--- Start of WORKING DATA ---

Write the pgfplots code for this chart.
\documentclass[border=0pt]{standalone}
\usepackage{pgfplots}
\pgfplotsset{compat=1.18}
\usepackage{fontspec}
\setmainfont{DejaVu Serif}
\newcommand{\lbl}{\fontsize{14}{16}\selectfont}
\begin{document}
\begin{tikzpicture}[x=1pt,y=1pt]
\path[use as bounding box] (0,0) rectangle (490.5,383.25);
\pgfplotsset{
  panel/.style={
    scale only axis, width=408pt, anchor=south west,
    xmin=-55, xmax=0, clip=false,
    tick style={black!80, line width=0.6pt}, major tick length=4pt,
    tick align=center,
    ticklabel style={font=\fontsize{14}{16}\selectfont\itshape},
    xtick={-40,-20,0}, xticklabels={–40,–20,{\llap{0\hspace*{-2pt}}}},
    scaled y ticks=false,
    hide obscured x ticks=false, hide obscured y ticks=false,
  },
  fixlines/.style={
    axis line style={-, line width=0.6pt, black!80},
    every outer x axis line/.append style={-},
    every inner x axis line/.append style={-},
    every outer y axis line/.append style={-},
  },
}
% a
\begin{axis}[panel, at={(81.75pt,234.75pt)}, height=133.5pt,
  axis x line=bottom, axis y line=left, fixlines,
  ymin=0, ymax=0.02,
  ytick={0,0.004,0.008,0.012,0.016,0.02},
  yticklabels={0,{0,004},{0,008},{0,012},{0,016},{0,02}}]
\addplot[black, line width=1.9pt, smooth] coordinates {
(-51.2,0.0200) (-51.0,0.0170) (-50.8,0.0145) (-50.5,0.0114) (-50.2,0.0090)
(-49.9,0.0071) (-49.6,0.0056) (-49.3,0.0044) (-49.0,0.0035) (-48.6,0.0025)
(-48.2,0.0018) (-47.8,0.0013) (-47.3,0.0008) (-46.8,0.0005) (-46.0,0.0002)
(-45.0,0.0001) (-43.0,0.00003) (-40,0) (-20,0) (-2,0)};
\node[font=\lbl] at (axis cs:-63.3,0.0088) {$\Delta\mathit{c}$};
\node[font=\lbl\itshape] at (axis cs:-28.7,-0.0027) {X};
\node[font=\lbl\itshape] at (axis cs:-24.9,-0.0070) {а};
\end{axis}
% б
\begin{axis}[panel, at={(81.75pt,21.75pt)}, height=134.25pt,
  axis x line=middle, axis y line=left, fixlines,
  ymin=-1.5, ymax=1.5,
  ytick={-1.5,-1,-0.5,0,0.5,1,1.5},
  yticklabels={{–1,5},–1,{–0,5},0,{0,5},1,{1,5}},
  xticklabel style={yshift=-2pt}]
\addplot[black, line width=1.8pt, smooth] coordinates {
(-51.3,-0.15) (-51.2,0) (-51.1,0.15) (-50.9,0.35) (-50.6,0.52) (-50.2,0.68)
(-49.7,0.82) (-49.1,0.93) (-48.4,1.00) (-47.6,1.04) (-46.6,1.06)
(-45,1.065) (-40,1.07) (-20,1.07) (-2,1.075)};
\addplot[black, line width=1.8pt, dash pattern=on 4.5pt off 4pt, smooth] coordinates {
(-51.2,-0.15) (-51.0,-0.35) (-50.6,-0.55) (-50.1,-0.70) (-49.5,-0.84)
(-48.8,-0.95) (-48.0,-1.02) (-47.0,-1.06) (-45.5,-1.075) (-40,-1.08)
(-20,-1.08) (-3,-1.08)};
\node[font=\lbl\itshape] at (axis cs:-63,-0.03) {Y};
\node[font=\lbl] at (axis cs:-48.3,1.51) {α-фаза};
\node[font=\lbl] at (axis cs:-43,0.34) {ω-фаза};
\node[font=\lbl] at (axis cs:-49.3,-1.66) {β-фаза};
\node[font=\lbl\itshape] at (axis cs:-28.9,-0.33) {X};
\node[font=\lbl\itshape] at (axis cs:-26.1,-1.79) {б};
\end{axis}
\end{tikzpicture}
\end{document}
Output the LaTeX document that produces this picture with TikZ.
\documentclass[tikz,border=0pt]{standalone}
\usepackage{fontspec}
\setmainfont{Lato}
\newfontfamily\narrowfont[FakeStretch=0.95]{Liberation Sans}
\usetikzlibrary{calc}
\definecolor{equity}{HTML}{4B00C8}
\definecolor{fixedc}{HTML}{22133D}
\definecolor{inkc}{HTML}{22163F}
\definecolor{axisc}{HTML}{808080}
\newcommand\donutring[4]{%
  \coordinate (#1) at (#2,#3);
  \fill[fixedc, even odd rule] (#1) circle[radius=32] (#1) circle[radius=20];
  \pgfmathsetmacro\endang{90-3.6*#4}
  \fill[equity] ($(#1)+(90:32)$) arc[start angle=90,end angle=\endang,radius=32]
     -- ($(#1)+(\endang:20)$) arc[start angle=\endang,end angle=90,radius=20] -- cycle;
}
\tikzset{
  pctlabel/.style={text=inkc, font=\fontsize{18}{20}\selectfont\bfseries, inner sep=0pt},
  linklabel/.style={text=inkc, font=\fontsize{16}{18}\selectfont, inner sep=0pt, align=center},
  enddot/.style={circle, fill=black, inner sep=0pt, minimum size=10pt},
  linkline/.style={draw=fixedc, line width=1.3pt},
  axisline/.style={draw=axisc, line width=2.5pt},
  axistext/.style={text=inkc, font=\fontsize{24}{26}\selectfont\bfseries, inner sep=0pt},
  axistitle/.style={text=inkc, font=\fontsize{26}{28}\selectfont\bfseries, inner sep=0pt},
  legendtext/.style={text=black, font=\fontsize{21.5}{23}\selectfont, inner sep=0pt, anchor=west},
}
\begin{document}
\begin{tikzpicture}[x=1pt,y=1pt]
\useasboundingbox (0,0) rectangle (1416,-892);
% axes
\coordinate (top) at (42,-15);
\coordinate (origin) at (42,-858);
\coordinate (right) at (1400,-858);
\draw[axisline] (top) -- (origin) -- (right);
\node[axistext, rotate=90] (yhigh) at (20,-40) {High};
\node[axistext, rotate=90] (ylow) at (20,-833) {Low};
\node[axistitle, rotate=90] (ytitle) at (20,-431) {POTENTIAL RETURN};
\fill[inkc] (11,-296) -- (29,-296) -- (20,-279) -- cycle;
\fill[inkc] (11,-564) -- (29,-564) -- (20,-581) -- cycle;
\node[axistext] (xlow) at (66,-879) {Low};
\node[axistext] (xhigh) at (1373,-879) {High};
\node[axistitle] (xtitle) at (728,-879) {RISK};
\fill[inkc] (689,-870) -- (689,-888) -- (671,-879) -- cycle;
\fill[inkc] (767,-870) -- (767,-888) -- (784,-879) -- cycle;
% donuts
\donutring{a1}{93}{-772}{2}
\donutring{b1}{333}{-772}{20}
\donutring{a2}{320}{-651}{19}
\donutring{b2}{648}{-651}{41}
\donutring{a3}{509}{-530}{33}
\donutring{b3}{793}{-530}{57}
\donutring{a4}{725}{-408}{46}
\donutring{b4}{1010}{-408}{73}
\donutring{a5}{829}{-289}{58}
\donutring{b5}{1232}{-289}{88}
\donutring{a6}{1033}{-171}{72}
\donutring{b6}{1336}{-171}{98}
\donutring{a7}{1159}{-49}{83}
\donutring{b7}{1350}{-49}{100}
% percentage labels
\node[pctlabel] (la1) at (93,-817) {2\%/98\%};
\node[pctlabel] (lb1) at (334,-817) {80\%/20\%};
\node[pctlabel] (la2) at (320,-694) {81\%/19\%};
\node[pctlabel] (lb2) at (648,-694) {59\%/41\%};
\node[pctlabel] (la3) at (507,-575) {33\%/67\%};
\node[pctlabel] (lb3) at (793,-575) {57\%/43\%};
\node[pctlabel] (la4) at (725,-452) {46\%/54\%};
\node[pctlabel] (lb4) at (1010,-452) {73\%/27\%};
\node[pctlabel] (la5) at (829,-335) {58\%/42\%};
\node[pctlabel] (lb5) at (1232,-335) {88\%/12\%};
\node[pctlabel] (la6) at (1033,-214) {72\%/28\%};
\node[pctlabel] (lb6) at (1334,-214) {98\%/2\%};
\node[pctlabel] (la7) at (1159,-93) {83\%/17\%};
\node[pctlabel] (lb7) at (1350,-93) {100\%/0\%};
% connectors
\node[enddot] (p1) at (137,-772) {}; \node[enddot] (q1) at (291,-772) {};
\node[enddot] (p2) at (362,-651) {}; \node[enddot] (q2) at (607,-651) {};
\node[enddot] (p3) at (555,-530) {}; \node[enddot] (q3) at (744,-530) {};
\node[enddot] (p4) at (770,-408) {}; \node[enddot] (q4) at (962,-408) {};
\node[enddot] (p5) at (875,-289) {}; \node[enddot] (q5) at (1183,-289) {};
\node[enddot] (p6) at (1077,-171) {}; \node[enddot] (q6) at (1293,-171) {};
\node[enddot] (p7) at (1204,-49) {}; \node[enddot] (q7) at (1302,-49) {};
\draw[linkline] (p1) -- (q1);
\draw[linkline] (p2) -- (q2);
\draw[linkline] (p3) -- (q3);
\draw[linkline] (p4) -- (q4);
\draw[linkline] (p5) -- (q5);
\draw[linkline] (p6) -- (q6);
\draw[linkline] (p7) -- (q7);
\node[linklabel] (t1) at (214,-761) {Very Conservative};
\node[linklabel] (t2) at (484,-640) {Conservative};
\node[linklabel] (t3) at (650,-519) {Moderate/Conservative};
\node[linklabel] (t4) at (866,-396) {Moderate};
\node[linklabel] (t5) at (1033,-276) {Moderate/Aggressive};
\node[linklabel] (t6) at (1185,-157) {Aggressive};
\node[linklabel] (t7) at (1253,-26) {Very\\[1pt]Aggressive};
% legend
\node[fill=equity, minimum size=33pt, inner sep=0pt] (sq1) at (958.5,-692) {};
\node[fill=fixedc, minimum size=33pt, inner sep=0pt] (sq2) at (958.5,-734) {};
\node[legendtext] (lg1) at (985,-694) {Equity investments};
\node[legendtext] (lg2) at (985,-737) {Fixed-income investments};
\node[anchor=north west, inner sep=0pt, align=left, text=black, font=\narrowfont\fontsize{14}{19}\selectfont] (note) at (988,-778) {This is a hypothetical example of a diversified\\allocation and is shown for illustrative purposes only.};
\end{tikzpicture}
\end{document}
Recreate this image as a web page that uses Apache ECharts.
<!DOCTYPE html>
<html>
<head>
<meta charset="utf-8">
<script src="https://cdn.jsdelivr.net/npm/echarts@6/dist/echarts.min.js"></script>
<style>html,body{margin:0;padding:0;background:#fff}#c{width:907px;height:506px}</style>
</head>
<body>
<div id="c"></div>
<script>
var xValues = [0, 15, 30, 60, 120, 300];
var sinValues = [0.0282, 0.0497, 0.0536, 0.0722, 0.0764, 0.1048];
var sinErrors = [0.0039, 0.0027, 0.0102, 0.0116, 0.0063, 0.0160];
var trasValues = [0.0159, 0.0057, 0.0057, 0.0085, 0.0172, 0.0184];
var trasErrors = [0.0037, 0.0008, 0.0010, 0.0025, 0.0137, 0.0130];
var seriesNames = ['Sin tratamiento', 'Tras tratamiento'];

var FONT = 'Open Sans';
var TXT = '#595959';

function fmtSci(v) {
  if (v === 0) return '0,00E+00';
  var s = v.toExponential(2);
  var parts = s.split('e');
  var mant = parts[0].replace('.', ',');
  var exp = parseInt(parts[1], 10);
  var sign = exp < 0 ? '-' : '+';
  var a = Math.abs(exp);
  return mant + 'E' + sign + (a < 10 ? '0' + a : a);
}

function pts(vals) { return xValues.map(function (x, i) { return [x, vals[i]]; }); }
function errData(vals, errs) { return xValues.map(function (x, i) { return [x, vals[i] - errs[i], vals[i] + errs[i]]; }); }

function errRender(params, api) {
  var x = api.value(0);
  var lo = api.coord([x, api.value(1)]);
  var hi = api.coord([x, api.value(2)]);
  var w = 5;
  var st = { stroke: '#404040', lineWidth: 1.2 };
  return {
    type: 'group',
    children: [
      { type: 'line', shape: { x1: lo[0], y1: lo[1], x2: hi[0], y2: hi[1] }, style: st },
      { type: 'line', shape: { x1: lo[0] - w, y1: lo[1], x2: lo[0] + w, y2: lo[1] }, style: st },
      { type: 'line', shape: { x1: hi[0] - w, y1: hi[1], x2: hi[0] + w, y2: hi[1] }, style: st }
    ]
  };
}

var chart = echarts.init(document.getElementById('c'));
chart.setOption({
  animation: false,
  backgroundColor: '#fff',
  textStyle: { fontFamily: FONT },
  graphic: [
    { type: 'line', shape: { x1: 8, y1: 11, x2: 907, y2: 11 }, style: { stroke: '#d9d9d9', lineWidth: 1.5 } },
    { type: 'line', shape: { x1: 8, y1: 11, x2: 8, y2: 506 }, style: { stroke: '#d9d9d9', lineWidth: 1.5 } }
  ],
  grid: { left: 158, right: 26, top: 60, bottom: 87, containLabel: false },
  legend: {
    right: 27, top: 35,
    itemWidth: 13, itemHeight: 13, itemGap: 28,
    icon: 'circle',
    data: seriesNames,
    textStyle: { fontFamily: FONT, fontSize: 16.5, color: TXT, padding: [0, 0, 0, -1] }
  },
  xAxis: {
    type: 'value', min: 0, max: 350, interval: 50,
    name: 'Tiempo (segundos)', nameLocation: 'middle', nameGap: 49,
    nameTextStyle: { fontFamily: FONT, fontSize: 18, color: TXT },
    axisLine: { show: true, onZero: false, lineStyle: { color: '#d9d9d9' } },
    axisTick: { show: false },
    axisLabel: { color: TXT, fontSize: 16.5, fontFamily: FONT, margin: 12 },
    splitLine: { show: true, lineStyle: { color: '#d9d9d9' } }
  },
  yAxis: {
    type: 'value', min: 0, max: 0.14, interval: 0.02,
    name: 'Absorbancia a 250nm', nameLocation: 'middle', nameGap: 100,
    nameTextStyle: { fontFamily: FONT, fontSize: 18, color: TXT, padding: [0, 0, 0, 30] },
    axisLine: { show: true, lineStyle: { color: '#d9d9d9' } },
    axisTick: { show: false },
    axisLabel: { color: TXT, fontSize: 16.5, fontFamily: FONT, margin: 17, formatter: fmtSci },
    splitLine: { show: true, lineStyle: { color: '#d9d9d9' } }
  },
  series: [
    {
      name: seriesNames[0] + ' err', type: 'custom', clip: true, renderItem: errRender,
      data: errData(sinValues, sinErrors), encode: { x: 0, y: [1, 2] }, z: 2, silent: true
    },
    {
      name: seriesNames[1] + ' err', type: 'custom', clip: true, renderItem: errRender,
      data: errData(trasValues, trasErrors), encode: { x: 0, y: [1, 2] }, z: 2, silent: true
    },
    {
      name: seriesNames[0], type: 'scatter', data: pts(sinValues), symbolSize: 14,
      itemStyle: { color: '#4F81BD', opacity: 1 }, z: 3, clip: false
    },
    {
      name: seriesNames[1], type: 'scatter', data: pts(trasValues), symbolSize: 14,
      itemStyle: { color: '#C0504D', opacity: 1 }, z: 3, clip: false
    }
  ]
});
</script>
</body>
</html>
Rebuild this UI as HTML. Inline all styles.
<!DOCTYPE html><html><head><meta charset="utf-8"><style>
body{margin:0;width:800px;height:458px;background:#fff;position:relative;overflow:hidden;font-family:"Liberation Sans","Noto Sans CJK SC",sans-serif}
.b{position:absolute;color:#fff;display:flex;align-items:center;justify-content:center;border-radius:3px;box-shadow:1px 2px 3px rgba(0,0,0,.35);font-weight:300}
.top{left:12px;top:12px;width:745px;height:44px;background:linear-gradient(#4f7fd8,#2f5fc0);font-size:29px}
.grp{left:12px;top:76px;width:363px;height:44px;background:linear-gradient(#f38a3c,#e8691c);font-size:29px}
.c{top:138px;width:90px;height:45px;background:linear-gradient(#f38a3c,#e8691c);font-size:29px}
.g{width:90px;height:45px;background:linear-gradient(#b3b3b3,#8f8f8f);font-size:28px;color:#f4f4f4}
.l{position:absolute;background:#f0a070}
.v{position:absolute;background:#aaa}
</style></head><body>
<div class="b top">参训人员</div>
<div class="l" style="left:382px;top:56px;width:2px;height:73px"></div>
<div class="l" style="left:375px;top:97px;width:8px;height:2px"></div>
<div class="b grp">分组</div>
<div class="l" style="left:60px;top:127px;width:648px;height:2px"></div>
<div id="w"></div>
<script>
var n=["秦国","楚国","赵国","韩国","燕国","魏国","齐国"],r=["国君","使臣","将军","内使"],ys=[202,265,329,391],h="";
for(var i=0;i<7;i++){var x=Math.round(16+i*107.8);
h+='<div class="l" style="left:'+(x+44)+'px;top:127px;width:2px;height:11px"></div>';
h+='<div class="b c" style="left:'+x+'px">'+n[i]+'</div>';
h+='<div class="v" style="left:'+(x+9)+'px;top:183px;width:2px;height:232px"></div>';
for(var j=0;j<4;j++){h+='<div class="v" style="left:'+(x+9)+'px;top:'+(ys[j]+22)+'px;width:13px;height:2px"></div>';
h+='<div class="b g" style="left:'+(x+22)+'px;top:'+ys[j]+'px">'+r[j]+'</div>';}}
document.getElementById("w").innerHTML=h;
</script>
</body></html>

--- End of WORKING DATA ---

WHAT IS REQUIRED:
Identify each line containing the string "that" and copy it out.

EXPECTED OUTPUT:
Output the LaTeX document that produces this picture with TikZ.
Recreate this image as a web page that uses Apache ECharts.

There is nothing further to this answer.